We have been hearing Labour officials speak about the possibility of an election since the start of 2007. At that time, it was felt that there was a chance that Prime Minister Lawrence Gonzi would have, like his predecessor at the helm of the Nationalist Party, anticipated the election by a few months and held it at the end of last year. It did not happen.

We have been reading pro-Labour newspapers and opinion writers who lean towards the Labour Party trying to push the Prime Minister into making the announcement they have been yearning for. We have heard many dates being mentioned; we have read many times that the PM is soon “to blow the whistle”.

Much to their disappointment, it has not happened but, of course, one day they will be right.

Fomenting speculation about the election is tantamount to telling the country to stop, as has happened in previous times when elections were approaching, and this is perhaps one of the intentions behind so much talk. Thankfully, this time round the country has kept on moving at a steady pace in spite of all these rumours, and this has been confirmed by retailers themselves.

Businessmen are the people who gauge the country’s momentum, and the fact that they reported a good Christmas season goes to prove that the people went on with their normal lives – as it should be. The fact that Dr Gonzi ended all speculation about a 2007 election in early November also helped in no small way.

Strangely enough, the pressure of the coming election is more on the Malta Labour Party than on the Nationalist Party. Since winning the 1976 election, which had then kept the party in government for a second straight term, the MLP has been more popular only one other time, in 1996 (in 1981, the MLP won the election with a majority of seats in Parliament in spite of a minority of votes). But then, the party was unable to finish the legislature and lost the subsequent 1998 election.
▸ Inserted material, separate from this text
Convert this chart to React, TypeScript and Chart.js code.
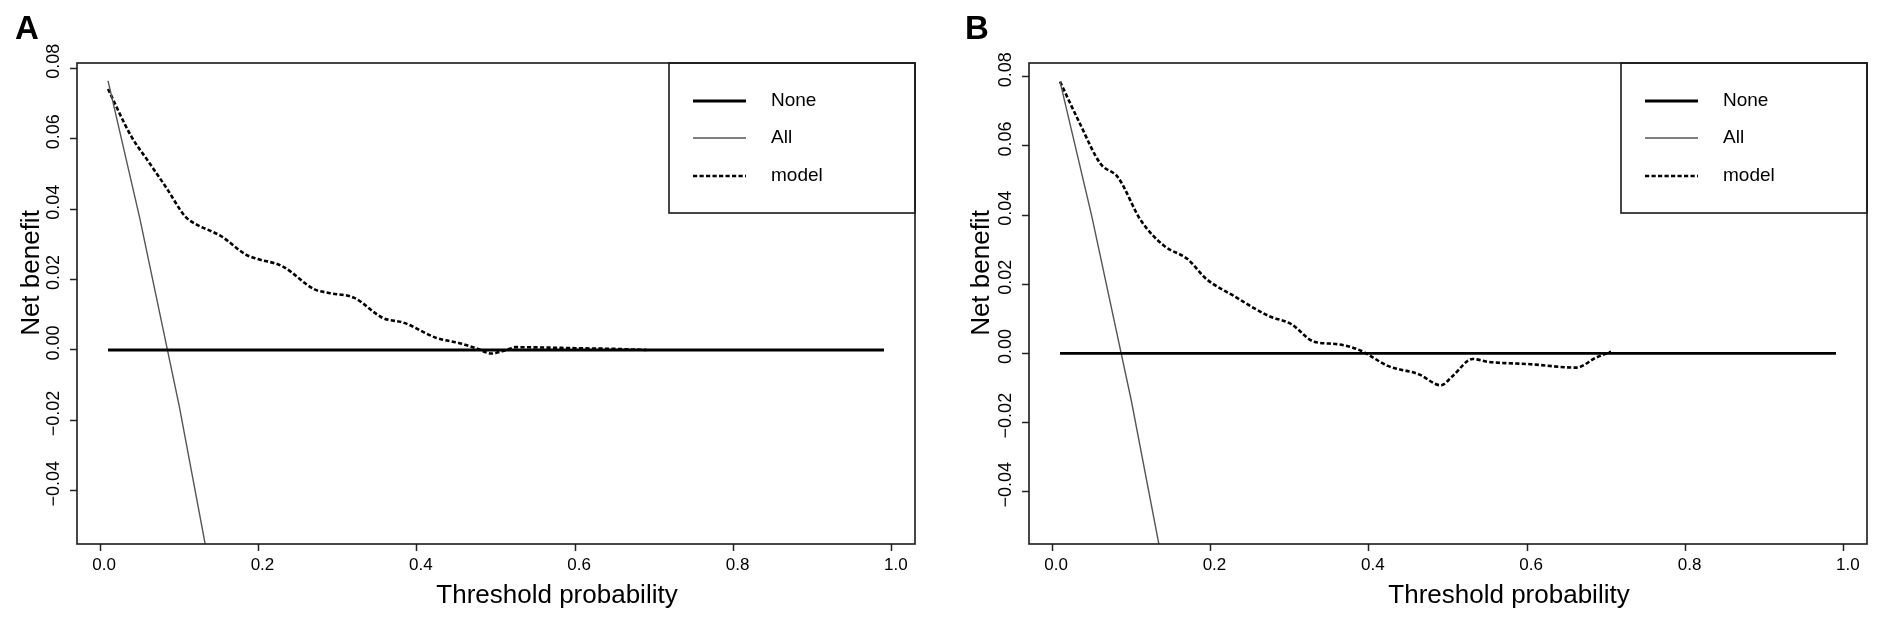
import React, { useEffect, useRef } from "react";
import { Chart, registerables } from "chart.js";

Chart.register(...registerables);

// ---------- data ----------
const panelLetters = ["A", "B"];
const seriesNames = ["None", "All", "model"];
const xTitle = "Threshold probability";
const yTitle = "Net benefit";

const xTickValues = [0, 0.2, 0.4, 0.6, 0.8, 1.0];
const xTickLabels = ["0.0", "0.2", "0.4", "0.6", "0.8", "1.0"];
const yTickValues = [-0.04, -0.02, 0, 0.02, 0.04, 0.06, 0.08];
const yTickLabels = ["\u22120.04", "\u22120.02", "0.00", "0.02", "0.04", "0.06", "0.08"];

const noneX = [0.01, 0.99];
const noneY = [0, 0];

const allX = [0.01, 0.05, 0.1, 0.15];
const allA = [0.0764, 0.0375, -0.016, -0.0758];
const allB = [0.0786, 0.0398, -0.0136, -0.0732];

const modelAX = [0.01, 0.039, 0.062, 0.085, 0.107, 0.118, 0.153, 0.184, 0.198, 0.23, 0.271, 0.289, 0.321, 0.357, 0.384, 0.425, 0.453, 0.475, 0.494, 0.512, 0.525, 0.56, 0.6, 0.65, 0.69];
const modelAY = [0.0741, 0.0608, 0.0532, 0.0456, 0.038, 0.0361, 0.0323, 0.0271, 0.0259, 0.0238, 0.0172, 0.0162, 0.0148, 0.0091, 0.0077, 0.0034, 0.002, 0.0005, -0.001, -0.0001, 0.0008, 0.0007, 0.0005, 0.0003, 0.0];

const modelBX = [0.01, 0.034, 0.061, 0.083, 0.112, 0.141, 0.171, 0.195, 0.229, 0.273, 0.302, 0.331, 0.36, 0.39, 0.424, 0.463, 0.491, 0.506, 0.531, 0.55, 0.604, 0.662, 0.687, 0.706];
const modelBY = [0.0786, 0.067, 0.0549, 0.051, 0.0385, 0.0312, 0.0273, 0.0215, 0.0167, 0.0109, 0.0085, 0.0034, 0.0027, 0.0008, -0.0036, -0.006, -0.0092, -0.0065, -0.0016, -0.0024, -0.0031, -0.0041, -0.0012, 0.0005];

const yLimitsA = [-0.0551, 0.0815];
const yLimitsB = [-0.0551, 0.084];
const xLimits = [-0.0292, 1.0292];

// ---------- helpers ----------
const FONT = '"Liberation Sans", Arial, Helvetica, sans-serif';
const zip = (xs: number[], ys: number[]) => xs.map((x, i) => ({ x, y: ys[i] }));

const decorPlugin = {
  id: "decor",
  afterDraw(chart: any, _args: any, opts: any) {
    const { ctx, chartArea: a } = chart;
    ctx.save();
    ctx.setLineDash([]);
    ctx.strokeStyle = "#1a1a1a";
    ctx.lineWidth = 1.6;
    ctx.strokeRect(a.left, a.top, a.right - a.left, a.bottom - a.top);

    // legend box
    const lw = 246;
    const lh = 150;
    const lx = a.right - lw;
    const ly = a.top;
    ctx.strokeRect(lx, ly, lw, lh);
    const rows = [38, 75, 113];
    chart.data.datasets.forEach((ds: any, i: number) => {
      const y = ly + rows[i];
      ctx.beginPath();
      ctx.setLineDash(ds.borderDash || []);
      ctx.lineWidth = ds.borderWidth;
      ctx.strokeStyle = ds.borderColor;
      ctx.moveTo(lx + 24, y);
      ctx.lineTo(lx + 77, y);
      ctx.stroke();
      ctx.setLineDash([]);
      ctx.fillStyle = "#000";
      ctx.font = `19px ${FONT}`;
      ctx.textAlign = "left";
      ctx.textBaseline = "alphabetic";
      ctx.fillText(ds.label, lx + 102, y + 5);
    });

    // panel letter
    ctx.fillStyle = "#000";
    ctx.font = `bold 33px ${FONT}`;
    ctx.textAlign = "left";
    ctx.textBaseline = "alphabetic";
    ctx.fillText(opts.letter, 15, 39);

    // x title
    ctx.font = `26px ${FONT}`;
    ctx.textAlign = "center";
    ctx.fillText(xTitle, a.left + 480, 603);

    // y title
    ctx.translate(39, 273);
    ctx.rotate(-Math.PI / 2);
    ctx.textAlign = "center";
    ctx.fillText(yTitle, 0, 0);
    ctx.restore();
  },
};

function Panel({ letter, allY, mX, mY, yLim, left, right }: any) {
  const ref = useRef<HTMLCanvasElement>(null);
  useEffect(() => {
    const chart = new Chart(ref.current as HTMLCanvasElement, {
      type: "line",
      data: {
        datasets: [
          {
            label: seriesNames[0],
            data: zip(noneX, noneY),
            borderColor: "#000",
            borderWidth: 2.8,
            pointRadius: 0,
            tension: 0,
          },
          {
            label: seriesNames[1],
            data: zip(allX, allY),
            borderColor: "#555",
            borderWidth: 1.4,
            pointRadius: 0,
            tension: 0,
          },
          {
            label: seriesNames[2],
            data: zip(mX, mY),
            borderColor: "#000",
            borderWidth: 2.6,
            borderDash: [4.2, 2.3],
            pointRadius: 0,
            cubicInterpolationMode: "monotone",
          },
        ],
      } as any,
      options: {
        animation: false,
        responsive: false,
        devicePixelRatio: 1,
        layout: { padding: { left: 0, top: 63, right: 950 - right, bottom: 0 } },
        plugins: {
          legend: { display: false },
          tooltip: { enabled: false },
          title: { display: false },
          decor: { letter },
        } as any,
        scales: {
          x: {
            type: "linear",
            min: xLimits[0],
            max: xLimits[1],
            afterBuildTicks: (s: any) => {
              s.ticks = xTickValues.map((v) => ({ value: v }));
            },
            afterFit: (s: any) => {
              s.height = 81;
            },
            border: { display: false },
            grid: {
              drawOnChartArea: false,
              drawTicks: true,
              tickLength: 7,
              tickWidth: 1.5,
              tickColor: "#222",
            },
            ticks: {
              autoSkip: false,
              maxRotation: 0,
              padding: 4,
              labelOffset: 4,
              color: "#000",
              font: { family: FONT, size: 17 },
              callback: (_v: any, i: number) => xTickLabels[i],
            },
          },
          y: {
            type: "linear",
            min: yLim[0],
            max: yLim[1],
            afterBuildTicks: (s: any) => {
              s.ticks = yTickValues.map((v) => ({ value: v }));
            },
            afterFit: (s: any) => {
              s.width = left;
            },
            border: { display: false },
            grid: {
              drawOnChartArea: false,
              drawTicks: true,
              tickLength: 7,
              tickWidth: 1.5,
              tickColor: "#222",
            },
            ticks: {
              autoSkip: false,
              minRotation: 90,
              maxRotation: 90,
              crossAlign: "center",
              padding: -7.3,
              labelOffset: -7,
              color: "#000",
              font: { family: FONT, size: 18 },
              callback: (_v: any, i: number) => yTickLabels[i],
            },
          },
        },
      } as any,
      plugins: [decorPlugin as any],
    });
    return () => chart.destroy();
  }, []);
  return <canvas ref={ref} width={950} height={625} style={{ width: 950, height: 625, display: "block" }} />;
}

export default function App() {
  return (
    <div style={{ position: "absolute", left: 0, top: 0, width: 1900, height: 625, display: "flex", background: "#fff" }}>
      <Panel letter={panelLetters[0]} allY={allA} mX={modelAX} mY={modelAY} yLim={yLimitsA} left={77} right={915} />
      <Panel letter={panelLetters[1]} allY={allB} mX={modelBX} mY={modelBY} yLim={yLimitsB} left={79} right={917} />
    </div>
  );
}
It is therefore understandable that the MLP is so thirsty to return to government. It feels that it should have had a better deal in 1996, and that it was not given the chance to accomplish its mission. Now it is asking the electorate to give it another opportunity, in the hope that it could finish the job.
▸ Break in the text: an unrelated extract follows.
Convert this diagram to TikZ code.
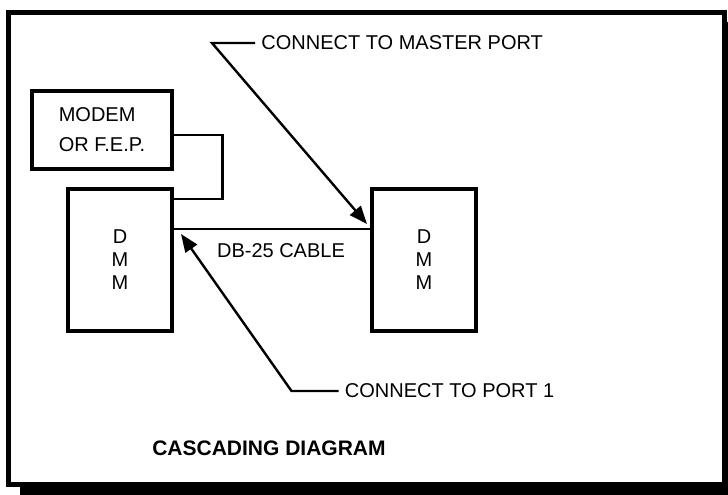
\documentclass[tikz,border=0pt]{standalone}
\usepackage{fontspec}
\setmainfont{Liberation Sans}
\usetikzlibrary{positioning, arrows.meta, calc}
\tikzset{
  unit/.style={
    draw, line width=2pt, fill=white,
    minimum width=52pt, minimum height=71pt,
    align=center, font=\fontsize{10}{11.5}\selectfont
  },
  modembox/.style={
    draw, line width=2pt, fill=white,
    minimum width=70pt, minimum height=39pt,
    align=left, font=\fontsize{10}{15}\selectfont
  },
  wire/.style={line width=1.2pt},
  pointer/.style={line width=1.2pt, -{Triangle[length=9pt, width=7pt]}},
  lbl/.style={font=\fontsize{10}{12}\selectfont, inner sep=3pt},
  frame/.style={line width=2.5pt, fill=white}
}

\begin{document}
\begin{tikzpicture}[x=0.5pt, y=-0.5pt]
\useasboundingbox (0,0) rectangle (728,494);
\clip (0,0) rectangle (728,494);

%% page frame with drop shadow
\fill[black] (20,22) rectangle (740,500);
\draw[frame] (8.5,12.5) rectangle (724,484);

%% units
\node[modembox] (modem) at (102,130) {MODEM\\OR F.E.P.};
\node[unit] (dmmL) at (120,260) {D\\M\\M};
\node[unit, right=98pt of dmmL] (dmmR) {D\\M\\M};

%% modem to first DMM
\draw[wire] ($(modem.east)+(0,5)$) -- ++(48.5,0) |- ($(dmmL.north east)+(0,12)$);

%% DB-25 cable between the two DMMs
\draw[wire] ($(dmmL.north east)+(0,42)$) coordinate (cabL) -- (cabL -| dmmR.west);
\node[lbl] (cable) at (281,251) {DB-25 CABLE};

%% callouts
\node[lbl, anchor=west] (master) at (255,43) {CONNECT TO MASTER PORT};
\draw[pointer] (master.west) -- ++(-43,0) -- ($(dmmR.north west)+(-3,37)$);

\node[lbl, anchor=west] (port) at (338.5,391) {CONNECT TO PORT 1};
\draw[pointer] (port.west) -- ++(-47,0) -- ($(dmmL.north east)+(7,47)$);

%% caption
\node[font=\fontsize{10.5}{12}\selectfont\bfseries] (caption) at (269,448) {CASCADING DIAGRAM};
\end{tikzpicture}
\end{document}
Labour will however find a different Malta than the one it left in 1998.

We are now members of the European Union – a matter that the MLP was so much against, advocating a partnership concept rather than one of membership, but finally accepting the popular choice.

We are now also members of the eurozone – another matter on which the MLP was rather sceptical, urging the government to wait some more time but finally accepting that the course could not be reversed.

The country has also found its feet after a period of difficulty. In economic terms, the country is growing, foreign investment is flourishing and the employment sector is healthy.

Labour portrays itself as the party which has the fresher ideas, the party that could take Malta places, the party that wants to give the country a new beginning. But Labour should also understand that it cannot belittle the progress that has been achieved over the past years.

This is because it is on this progress that it should be planning to build if it wins the election.